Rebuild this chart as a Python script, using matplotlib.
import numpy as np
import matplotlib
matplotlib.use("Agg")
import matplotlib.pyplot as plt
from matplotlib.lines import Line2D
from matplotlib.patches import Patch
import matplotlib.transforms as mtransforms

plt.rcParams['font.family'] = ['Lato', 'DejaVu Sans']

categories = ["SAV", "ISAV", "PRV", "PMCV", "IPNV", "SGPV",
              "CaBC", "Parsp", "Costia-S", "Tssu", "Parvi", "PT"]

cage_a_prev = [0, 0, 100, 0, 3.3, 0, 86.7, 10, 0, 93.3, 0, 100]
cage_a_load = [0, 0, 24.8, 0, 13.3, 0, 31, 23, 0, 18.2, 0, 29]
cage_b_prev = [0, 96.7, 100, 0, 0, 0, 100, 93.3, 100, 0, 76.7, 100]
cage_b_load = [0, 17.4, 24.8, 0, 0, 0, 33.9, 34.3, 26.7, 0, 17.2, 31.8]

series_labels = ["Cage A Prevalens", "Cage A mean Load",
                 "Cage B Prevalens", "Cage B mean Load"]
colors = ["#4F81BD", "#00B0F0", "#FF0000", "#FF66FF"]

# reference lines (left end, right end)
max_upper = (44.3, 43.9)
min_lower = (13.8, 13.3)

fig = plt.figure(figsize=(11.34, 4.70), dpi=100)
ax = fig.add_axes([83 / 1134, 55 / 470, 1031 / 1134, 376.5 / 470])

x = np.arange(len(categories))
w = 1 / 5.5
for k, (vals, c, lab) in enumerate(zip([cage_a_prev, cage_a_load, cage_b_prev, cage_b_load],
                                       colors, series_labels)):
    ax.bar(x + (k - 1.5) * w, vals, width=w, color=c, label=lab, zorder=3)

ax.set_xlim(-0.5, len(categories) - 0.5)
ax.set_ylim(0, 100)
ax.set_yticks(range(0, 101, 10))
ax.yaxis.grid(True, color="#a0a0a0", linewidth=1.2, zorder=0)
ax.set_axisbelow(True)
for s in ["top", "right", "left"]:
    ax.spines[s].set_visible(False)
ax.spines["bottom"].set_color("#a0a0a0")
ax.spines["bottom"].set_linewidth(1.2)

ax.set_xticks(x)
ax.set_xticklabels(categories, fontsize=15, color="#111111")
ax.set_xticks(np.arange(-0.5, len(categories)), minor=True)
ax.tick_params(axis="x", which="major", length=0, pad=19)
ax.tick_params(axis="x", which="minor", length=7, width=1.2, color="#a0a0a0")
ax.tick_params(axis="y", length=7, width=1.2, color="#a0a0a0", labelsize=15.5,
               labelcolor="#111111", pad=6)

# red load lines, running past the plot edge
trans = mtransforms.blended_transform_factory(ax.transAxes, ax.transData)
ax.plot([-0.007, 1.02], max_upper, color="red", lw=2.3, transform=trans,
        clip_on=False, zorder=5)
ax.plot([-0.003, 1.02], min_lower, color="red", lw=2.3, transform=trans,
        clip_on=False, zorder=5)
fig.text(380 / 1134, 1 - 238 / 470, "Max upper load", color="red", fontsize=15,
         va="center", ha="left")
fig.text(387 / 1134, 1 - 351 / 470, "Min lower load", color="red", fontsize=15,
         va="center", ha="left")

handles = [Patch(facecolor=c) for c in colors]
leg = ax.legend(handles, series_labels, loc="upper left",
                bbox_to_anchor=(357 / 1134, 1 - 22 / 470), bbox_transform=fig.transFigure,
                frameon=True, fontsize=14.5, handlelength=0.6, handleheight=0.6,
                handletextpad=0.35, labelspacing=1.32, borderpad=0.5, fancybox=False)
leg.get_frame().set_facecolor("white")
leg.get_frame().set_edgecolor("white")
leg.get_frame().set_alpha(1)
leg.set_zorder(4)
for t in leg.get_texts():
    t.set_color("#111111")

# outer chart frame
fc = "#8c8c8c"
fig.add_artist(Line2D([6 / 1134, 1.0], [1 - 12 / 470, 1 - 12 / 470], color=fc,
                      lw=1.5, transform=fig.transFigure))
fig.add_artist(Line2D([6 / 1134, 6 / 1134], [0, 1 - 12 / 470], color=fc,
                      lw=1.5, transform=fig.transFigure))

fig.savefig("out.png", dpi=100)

DIRECTIONS FOR THIS TASK »
Whenever "chart" turns up in a line, pick that line out.

WRITTEN ANSWER »
Rebuild this chart as a Python script, using matplotlib.
# outer chart frame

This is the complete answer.